• What is asked:
Extract every line of the material that holds the string "matplotlib".

• Given data:

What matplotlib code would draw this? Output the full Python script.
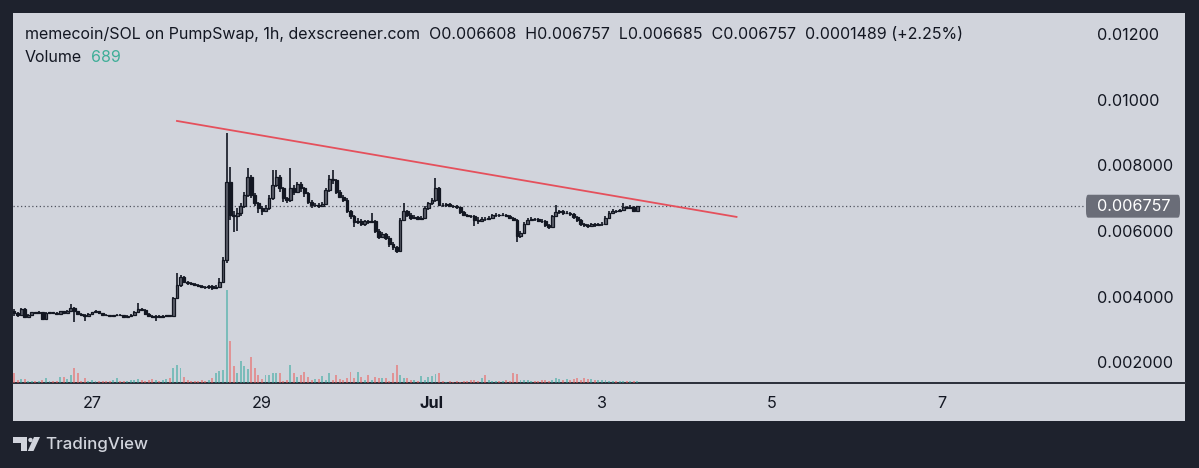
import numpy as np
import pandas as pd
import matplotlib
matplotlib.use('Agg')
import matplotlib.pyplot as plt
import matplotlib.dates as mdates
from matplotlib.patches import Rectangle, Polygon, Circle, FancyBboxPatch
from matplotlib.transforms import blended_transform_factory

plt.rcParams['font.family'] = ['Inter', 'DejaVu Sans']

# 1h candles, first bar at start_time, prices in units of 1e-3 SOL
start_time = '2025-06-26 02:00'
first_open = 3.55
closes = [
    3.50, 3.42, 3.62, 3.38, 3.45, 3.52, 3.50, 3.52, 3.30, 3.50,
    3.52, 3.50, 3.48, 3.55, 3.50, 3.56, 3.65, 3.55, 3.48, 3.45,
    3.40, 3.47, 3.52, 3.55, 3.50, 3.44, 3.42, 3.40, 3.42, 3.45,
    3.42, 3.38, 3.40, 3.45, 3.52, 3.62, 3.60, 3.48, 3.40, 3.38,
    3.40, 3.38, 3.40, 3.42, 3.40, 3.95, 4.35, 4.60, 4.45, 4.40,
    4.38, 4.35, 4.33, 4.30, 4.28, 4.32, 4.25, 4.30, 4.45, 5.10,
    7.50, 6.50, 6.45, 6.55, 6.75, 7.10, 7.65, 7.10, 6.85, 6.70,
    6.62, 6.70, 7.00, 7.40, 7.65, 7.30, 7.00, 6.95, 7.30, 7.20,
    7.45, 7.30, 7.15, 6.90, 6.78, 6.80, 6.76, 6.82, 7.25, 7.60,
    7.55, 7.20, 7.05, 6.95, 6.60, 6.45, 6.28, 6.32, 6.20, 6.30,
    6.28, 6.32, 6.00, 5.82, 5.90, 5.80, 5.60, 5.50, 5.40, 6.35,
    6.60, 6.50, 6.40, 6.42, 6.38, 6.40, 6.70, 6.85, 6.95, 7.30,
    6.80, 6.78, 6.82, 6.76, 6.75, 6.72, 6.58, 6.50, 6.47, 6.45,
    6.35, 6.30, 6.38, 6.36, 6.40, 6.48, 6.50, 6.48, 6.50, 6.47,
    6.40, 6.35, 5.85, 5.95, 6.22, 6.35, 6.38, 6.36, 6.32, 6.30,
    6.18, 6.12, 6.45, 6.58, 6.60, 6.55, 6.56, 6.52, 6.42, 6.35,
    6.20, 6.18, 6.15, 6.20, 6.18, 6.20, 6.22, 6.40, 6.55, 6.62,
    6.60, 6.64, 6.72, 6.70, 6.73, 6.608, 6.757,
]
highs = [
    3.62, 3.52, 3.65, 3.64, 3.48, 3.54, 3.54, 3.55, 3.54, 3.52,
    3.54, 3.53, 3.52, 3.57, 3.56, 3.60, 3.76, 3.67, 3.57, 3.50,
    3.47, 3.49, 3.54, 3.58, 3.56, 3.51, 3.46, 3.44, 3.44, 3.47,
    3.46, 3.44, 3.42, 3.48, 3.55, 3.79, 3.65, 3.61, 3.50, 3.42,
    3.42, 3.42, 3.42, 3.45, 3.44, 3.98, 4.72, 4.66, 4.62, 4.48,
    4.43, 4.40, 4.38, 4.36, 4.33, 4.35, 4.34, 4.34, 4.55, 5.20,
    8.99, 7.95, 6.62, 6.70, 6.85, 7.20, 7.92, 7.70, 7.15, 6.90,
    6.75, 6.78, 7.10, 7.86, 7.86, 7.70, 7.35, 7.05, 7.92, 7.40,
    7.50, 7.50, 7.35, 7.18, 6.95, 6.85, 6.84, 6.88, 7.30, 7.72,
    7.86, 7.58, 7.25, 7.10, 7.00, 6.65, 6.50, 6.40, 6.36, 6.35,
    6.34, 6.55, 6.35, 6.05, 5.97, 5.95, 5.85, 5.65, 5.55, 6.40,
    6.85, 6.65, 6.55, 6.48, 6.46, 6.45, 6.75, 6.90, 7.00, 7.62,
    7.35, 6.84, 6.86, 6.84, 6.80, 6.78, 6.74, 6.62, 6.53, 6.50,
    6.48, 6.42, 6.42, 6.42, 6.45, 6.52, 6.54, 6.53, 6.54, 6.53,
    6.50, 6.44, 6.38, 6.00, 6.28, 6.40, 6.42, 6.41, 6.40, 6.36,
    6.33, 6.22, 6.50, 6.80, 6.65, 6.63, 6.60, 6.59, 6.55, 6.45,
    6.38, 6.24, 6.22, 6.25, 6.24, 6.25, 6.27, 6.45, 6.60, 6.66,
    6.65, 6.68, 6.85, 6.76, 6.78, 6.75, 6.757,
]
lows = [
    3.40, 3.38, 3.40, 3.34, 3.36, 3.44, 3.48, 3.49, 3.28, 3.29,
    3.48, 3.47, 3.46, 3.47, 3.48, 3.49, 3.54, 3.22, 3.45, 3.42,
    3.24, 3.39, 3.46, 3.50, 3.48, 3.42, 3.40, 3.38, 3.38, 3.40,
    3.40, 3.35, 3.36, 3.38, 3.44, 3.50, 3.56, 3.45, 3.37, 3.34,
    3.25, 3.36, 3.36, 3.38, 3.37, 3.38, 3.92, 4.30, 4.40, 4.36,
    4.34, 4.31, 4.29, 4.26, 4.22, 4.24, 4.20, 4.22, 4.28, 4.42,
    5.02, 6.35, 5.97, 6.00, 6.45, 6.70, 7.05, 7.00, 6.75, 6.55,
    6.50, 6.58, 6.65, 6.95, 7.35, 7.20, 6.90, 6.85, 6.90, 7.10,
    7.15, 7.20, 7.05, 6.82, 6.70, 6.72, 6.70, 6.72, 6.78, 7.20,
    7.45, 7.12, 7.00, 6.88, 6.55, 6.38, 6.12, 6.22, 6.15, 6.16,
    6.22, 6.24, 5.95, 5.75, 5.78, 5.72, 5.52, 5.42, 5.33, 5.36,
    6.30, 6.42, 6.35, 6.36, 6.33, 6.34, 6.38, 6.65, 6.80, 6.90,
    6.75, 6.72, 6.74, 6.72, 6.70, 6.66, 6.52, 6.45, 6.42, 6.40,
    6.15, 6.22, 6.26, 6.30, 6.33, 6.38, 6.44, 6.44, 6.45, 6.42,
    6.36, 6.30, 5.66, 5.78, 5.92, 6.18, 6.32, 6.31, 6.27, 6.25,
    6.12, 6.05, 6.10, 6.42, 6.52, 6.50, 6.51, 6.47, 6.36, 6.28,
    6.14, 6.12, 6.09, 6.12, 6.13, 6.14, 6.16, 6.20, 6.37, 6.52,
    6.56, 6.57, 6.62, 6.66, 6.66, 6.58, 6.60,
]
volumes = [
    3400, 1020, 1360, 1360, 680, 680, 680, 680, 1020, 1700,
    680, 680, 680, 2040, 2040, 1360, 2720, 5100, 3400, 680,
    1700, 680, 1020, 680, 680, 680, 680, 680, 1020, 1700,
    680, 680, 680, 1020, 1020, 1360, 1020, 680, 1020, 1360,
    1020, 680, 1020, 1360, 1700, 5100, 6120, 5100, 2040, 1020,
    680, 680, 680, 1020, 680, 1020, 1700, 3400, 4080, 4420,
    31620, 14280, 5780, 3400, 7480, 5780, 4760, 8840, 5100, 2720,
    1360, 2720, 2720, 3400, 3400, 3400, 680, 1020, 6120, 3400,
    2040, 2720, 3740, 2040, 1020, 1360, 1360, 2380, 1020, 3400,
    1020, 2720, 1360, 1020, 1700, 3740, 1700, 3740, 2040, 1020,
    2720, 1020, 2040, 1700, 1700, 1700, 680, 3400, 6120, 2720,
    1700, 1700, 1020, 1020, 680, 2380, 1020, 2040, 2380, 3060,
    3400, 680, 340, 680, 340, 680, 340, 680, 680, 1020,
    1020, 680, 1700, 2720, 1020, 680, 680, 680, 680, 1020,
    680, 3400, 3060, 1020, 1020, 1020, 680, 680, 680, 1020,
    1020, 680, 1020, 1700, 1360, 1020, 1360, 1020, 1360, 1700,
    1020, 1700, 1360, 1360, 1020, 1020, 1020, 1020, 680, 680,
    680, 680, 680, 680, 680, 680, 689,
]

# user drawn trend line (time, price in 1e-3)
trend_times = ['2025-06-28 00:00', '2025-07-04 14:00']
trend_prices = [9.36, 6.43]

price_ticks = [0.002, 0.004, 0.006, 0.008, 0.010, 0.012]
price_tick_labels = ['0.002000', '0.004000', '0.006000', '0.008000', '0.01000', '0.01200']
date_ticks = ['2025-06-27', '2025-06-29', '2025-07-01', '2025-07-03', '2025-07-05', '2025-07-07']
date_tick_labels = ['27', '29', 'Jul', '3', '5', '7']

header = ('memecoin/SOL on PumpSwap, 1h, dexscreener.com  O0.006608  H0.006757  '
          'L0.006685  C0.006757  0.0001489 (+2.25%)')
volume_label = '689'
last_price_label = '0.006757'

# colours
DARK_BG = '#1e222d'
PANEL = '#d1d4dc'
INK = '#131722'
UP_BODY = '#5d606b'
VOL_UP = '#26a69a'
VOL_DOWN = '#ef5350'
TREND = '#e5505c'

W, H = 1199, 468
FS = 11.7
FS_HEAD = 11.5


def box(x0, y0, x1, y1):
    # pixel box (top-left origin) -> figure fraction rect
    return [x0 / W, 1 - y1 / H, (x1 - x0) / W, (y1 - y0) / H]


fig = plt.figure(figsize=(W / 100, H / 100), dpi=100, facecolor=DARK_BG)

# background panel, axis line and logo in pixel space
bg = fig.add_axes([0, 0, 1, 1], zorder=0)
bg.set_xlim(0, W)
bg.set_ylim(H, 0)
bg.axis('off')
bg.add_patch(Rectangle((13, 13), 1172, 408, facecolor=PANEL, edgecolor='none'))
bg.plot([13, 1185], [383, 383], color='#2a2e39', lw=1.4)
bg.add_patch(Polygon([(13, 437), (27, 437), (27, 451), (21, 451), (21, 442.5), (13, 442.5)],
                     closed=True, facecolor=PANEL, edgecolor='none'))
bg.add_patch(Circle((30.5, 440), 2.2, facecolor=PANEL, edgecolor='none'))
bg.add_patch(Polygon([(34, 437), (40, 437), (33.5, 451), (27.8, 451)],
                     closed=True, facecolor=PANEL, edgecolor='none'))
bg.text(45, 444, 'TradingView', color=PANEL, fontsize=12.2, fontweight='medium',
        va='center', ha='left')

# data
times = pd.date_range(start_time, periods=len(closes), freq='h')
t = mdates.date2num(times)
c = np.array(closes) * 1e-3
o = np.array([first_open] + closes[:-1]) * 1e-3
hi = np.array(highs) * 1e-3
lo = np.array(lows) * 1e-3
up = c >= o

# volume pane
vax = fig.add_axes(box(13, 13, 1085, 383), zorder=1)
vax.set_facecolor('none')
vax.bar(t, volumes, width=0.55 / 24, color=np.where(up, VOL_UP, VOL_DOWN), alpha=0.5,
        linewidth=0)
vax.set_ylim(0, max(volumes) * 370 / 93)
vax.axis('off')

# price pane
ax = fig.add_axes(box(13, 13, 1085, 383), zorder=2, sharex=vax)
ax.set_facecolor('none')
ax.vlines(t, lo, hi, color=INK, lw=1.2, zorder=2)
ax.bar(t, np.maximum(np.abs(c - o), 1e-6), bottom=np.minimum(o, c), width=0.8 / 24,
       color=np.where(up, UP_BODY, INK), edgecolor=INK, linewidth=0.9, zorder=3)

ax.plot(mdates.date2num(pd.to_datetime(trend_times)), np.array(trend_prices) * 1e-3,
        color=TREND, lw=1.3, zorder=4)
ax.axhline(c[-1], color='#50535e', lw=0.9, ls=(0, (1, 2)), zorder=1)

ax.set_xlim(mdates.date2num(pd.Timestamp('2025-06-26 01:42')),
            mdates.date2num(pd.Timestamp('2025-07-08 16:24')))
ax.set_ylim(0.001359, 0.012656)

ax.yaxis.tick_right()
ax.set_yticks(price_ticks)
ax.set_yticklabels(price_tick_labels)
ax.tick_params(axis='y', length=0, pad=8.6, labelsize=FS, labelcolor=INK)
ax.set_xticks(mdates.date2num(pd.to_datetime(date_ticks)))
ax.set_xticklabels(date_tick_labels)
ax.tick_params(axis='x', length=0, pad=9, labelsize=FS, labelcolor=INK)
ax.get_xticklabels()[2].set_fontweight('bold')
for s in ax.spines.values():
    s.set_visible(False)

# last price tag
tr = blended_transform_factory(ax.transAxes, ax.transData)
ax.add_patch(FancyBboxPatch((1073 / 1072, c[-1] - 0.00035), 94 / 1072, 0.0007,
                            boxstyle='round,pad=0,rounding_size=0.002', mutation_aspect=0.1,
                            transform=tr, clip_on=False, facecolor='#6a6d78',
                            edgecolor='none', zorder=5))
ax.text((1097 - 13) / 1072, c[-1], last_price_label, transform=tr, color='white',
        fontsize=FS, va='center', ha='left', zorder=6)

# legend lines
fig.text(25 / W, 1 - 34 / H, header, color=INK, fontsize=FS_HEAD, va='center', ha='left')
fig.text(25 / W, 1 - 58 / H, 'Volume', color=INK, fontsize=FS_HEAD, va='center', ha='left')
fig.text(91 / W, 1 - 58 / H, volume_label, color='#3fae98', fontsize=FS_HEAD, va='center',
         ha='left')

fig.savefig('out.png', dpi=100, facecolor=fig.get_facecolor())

• Output:
What matplotlib code would draw this? Output the full Python script.
import matplotlib
matplotlib.use('Agg')
import matplotlib.pyplot as plt
import matplotlib.dates as mdates
from matplotlib.patches import Rectangle, Polygon, Circle, FancyBboxPatch
from matplotlib.transforms import blended_transform_factory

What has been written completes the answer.